Buitengerechtelijke kosten [opposant] en kosten verzending
3.27.
[opposant] vordert een bedrag van € 3.025,- aan buitengerechtelijke kosten, bestaande uit advocaatkosten. Enige toelichting bij of onderbouwing van deze vordering ontbreekt. De kantonrechter wijst die daarom af.
3.28.
Daarnaast vordert [opposant] betaling van € 87,60 vanwege de kosten voor het verzenden, verzamelen en inpakken van de fysieke administratie. De grondslag voor deze vordering ontbreekt. De kantonrechter wijst die daarom af.
Proceskosten
3.29.
[opposant] is de partij die in overwegende mate ongelijk krijgt en wordt daarom in de kosten veroordeeld. Dat betekent dat hij zijn eigen (proces)kosten moet dragen en de proceskosten van [handelsnaam 1] aan hem moet betalen. Tot aan dit vonnis worden de proceskosten aan de zijde van [opposant]
in conventieals volgt vastgesteld:
- dagvaarding € 142,13
- griffierecht € 693,00
- salaris gemachtigde €
622,00(2 punten x tarief € 311,00)
Totaal € 1.457,13
3.30.
[opposant] krijgt ook in reconventie ongelijk en wordt daarom ook in reconventie in de kosten veroordeeld. Omdat de vordering in reconventie voortvloeit uit het verweer in conventie wordt de helft van het aantal punten toegekend. Het toepasselijke tarief is afgeleid van de waarde van de vordering in reconventie.
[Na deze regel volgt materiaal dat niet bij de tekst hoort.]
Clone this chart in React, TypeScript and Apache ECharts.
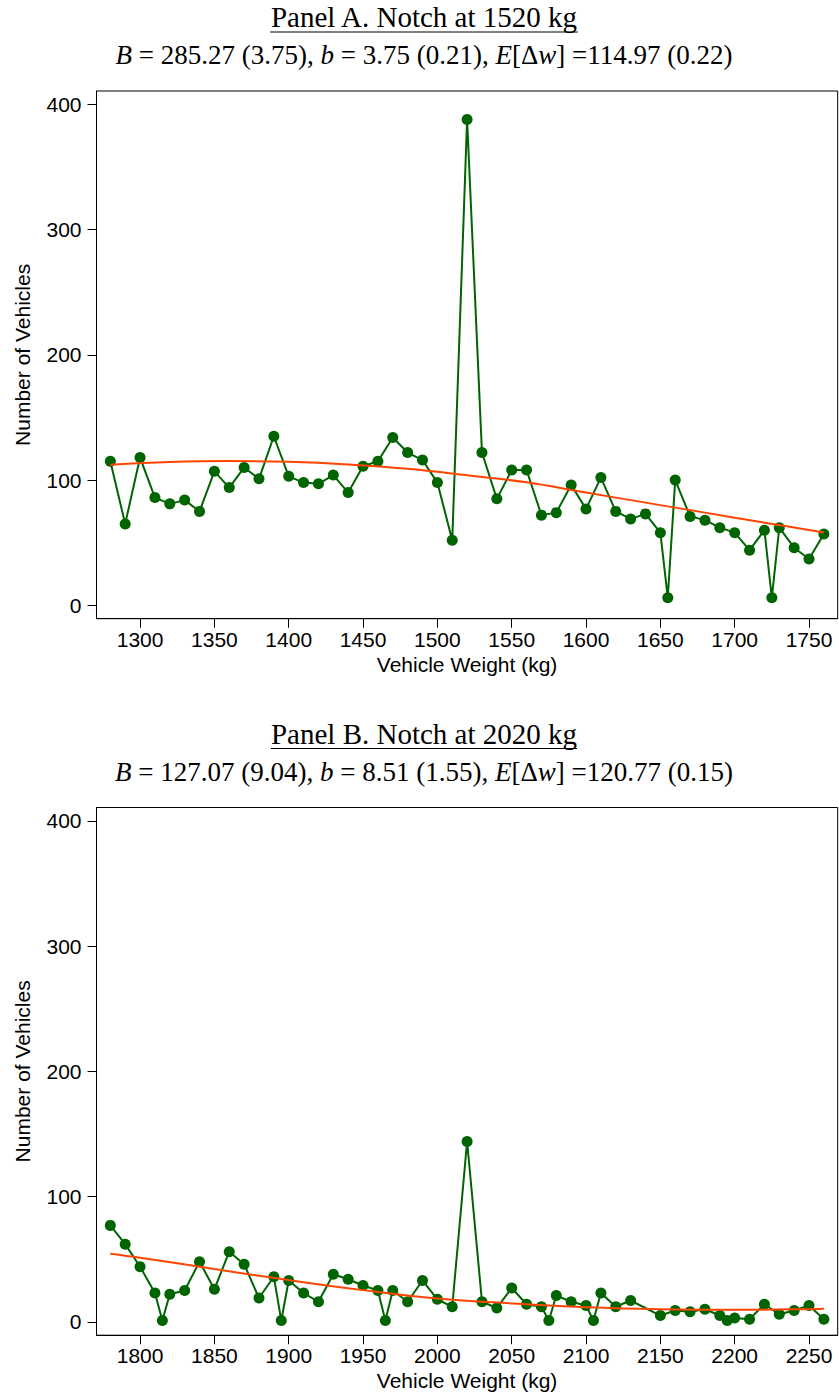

Tot aan dit vonnis worden de proceskosten aan de zijde van [handelsnaam 1]
in reconventievastgesteld op € 498,- aan salaris gemachtigde (2 punten x € 498,- x factor 0,5).
3.31.
De nakosten worden toegewezen op de wijze zoals in de beslissing vermeld.

4.De beslissing

De kantonrechter:
In conventie
4.1.
veroordeelt [opposant] om aan [handelsnaam 1] tegen bewijs van kwijting te betalen € 5.154,60 met de wettelijke rente over dat bedrag vanaf 26 oktober 2021 tot de voldoening;
4.2.
veroordeelt [opposant] om aan [handelsnaam 1] tegen bewijs van kwijting te betalen € 632,73;
4.3.
veroordeelt [opposant] tot betaling van de proceskosten aan de zijde van [handelsnaam 1] , tot de uitspraak van dit vonnis begroot op € 1.457,13, waarin begrepen € 622,00 aan salaris gemachtigde;
4.4.
veroordeelt [opposant] in de na dit vonnis ontstane kosten, begroot op € 124,00 aan salaris gemachtigde, te vermeerderen met de wettelijke rente als bedoeld in artikel 6:119 BW over de nakosten met ingang van de vijftiende dag na deze uitspraak tot de dag van volledige betaling;
4.5.
verklaart dit vonnis uitvoerbaar bij voorraad;
4.6.
wijst het meer of anders gevorderde af.
In reconventie
4.7.
veroordeelt [opposant] tot betaling van de proceskosten aan de zijde van [handelsnaam 1] , tot de uitspraak van dit vonnis begroot op € 498,- aan salaris gemachtigde;
4.8.
wijst het meer of anders gevorderde af.
Dit vonnis is gewezen door mr. V. van Dam, kantonrechter, en is in het openbaar uitgesproken op 11 januari 2023.